The Obama administration is experiencing difficulties in finding a place to imprison Gitmo detainees.

Written by Agencies | New York | Published: February 1, 2009 4:03:28 pm

The Obama administration,which has signalled its intention to close the Guantanamo Bay detention facility for terror suspects within a year,is experiencing difficulties in finding a place to imprison detainees who may not be accepted by any country.

Topping the list for new home for the detainees,Newsweek says,is Fort Leavenworth,situated in Kansas,but Governor Kathleen Sebelius,an Obama pal,is making sure that the new detention centre is not located in her State.

“I’m happy to find a solution but would make strong argument that ‘this isn’t,'” she was quoted as saying by the magazine.

In a letter to Defence Secretary Robert Gates,she said putting terrorist suspects there would undermine the base and pose a danger to the community.

Leavenworth is one of at least three sites under examination by the Department of Defence as alternatives to Gitmo.

Newsweek says Pentagon survey teams have visited Leavenworth and Camp Pendleton in San Diego since Obama was elected President on November 4 last year.

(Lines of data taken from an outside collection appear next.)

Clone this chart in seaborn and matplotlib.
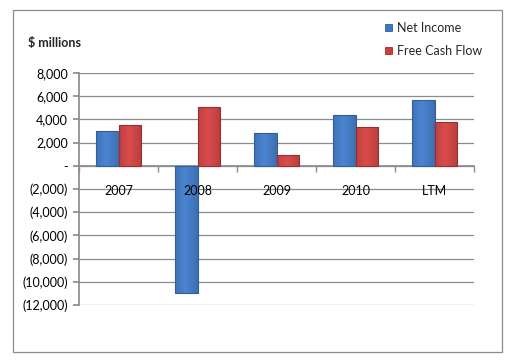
import matplotlib
matplotlib.use("Agg")
import matplotlib.pyplot as plt
import seaborn as sns
import pandas as pd
import numpy as np
from matplotlib.patches import Rectangle
from matplotlib.ticker import FuncFormatter, FixedLocator

categories = ["2007", "2008", "2009", "2010", "LTM"]
net_income = [3000, -11000, 2820, 4370, 5690]
free_cash_flow = [3530, 5070, 950, 3360, 3790]
series_names = ["Net Income", "Free Cash Flow"]
y_ticks = [8000, 6000, 4000, 2000, 0, -2000, -4000, -6000, -8000, -10000, -12000]

df = pd.DataFrame({
    "Period": categories * 2,
    "Value": net_income + free_cash_flow,
    "Series": [series_names[0]] * len(categories) + [series_names[1]] * len(categories),
})

sns.set_theme(style="white")
plt.rcParams["font.family"] = ["Lato", "DejaVu Sans"]
FS = 9

fig = plt.figure(figsize=(5.3, 3.64), dpi=100)
ax = fig.add_axes([79 / 530, 1 - 305 / 364, (474 - 79) / 530, (305 - 73) / 364])

colors = {"Net Income": "#3d78c6", "Free Cash Flow": "#cf3e3e"}
sns.barplot(data=df, x="Period", y="Value", hue="Series", palette=colors,
            width=0.57, ax=ax, legend=False, saturation=1,
            edgecolor="none", zorder=3)

# gentle shading for bevel look
edge_cols = {"Net Income": "#2f5f9e", "Free Cash Flow": "#9a2d2d"}
gx = np.linspace(0, 1, 64)
shade = 1.0 - 0.18 * np.abs(gx - 0.45) / 0.55
for cont, name in zip(ax.containers, series_names):
    base = np.array(matplotlib.colors.to_rgb(colors[name]))
    img = np.clip(base[None, None, :] * shade[None, :, None] + 0.05, 0, 1)
    for p in cont.patches:
        x0, y0 = p.get_x(), p.get_y()
        w, h = p.get_width(), p.get_height()
        im = ax.imshow(img, extent=[x0, x0 + w, y0, y0 + h], aspect="auto",
                       zorder=3.5, interpolation="bilinear")
        im.set_clip_path(p)
        r = Rectangle((x0, y0), w, h, fill=False, edgecolor=edge_cols[name],
                      linewidth=0.8, zorder=4)
        ax.add_patch(r)

ax.set_xlim(-0.5, 4.5)
ax.set_ylim(-12000, 8000)
ax.set_yticks(y_ticks)

def fmt(v, pos):
    if abs(v) < 1e-9:
        return "-"
    if v < 0:
        return "({:,.0f})".format(-v)
    return "{:,.0f}".format(v)

ax.yaxis.set_major_formatter(FuncFormatter(fmt))
ax.grid(axis="y", color="#8c8c8c", linewidth=0.9, zorder=0)
ax.set_axisbelow(True)
ax.xaxis.set_zorder(6)

for s in ["top", "right"]:
    ax.spines[s].set_visible(False)
ax.spines["left"].set_color("#8c8c8c")
ax.spines["bottom"].set_position(("data", 0))
ax.spines["bottom"].set_color("#8c8c8c")
ax.spines["bottom"].set_zorder(2)

ax.set_xlabel("")
ax.set_ylabel("")
ax.tick_params(axis="y", which="major", length=4, color="#8c8c8c", labelsize=FS, pad=4, left=True)
ax.tick_params(axis="x", which="major", length=0, labelsize=FS, pad=14)
ax.xaxis.set_minor_locator(FixedLocator([-0.5, 0.5, 1.5, 2.5, 3.5, 4.5]))
ax.tick_params(axis="x", which="minor", length=4, color="#8c8c8c", bottom=True, direction="out")
for lbl in ax.get_xticklabels() + ax.get_yticklabels():
    lbl.set_color("black")

fig.text(28 / 530, 1 - 43 / 364, "$ millions", fontsize=FS, fontweight="bold",
         va="center", ha="left")

# legend
for i, name in enumerate(series_names):
    yy = 1 - (28 + 23 * i) / 364
    fig.patches.append(Rectangle((385 / 530, yy - 3.5 / 364), 7 / 530, 7 / 364,
                                 transform=fig.transFigure, facecolor=colors[name],
                                 edgecolor=edge_cols[name], linewidth=0.6))
    fig.text(397 / 530, yy, name, fontsize=FS, va="center", ha="left")

# outer frame
fig.patches.append(Rectangle((12.5 / 530, 1 - 352 / 364), (502 - 12.5) / 530, (352 - 9.5) / 364,
                             transform=fig.transFigure, fill=False,
                             edgecolor="#8c8c8c", linewidth=0.9))

fig.savefig("out.png", dpi=100)
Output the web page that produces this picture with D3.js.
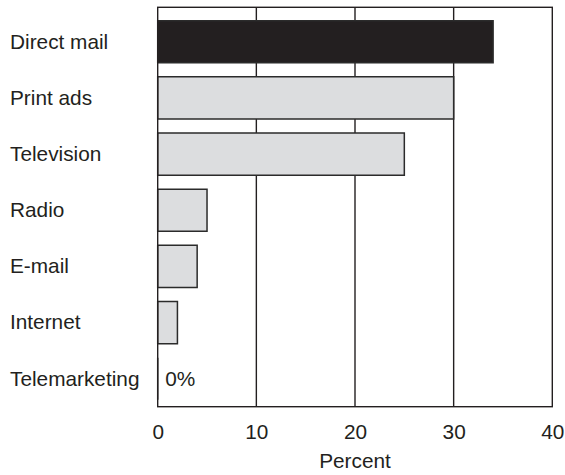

The US Naval brig in Charleston,South Carolina is also on the list.

In response,members of Congress representing the districts where the three facilities are located have each proposed NIMBY (“not in my backyard”) bills that would prevent the government from dumping Gitmo suspects on them,the report says.

“Not only is the brig within walking distance of sensitive military facilities … but it is less than two miles away from surrounding civilian suburban neighbourhoods,” Republican Henry Brown of South Carolina said in a statement.

Taking a stand,says the news magazine,was surely a tougher call for Sebelius,who was briefly touted as a possible Obama running mate during the campaign.

After the election,her name was mentioned in connection with a number of Cabinet positions. In her letter to Gates,Sebelius worried that absorbing the prisoners might have a “negative economic impact on the community.”

In the short run,though,it could also create jobs: the medium-security brig at Leavenworth would require expansion and reinforcement,and it’s likely that more policemen would need to be hired to patrol the area.

If the economy keeps tanking,inheriting Gitmo detainees could come with a silver lining,the magazine comments.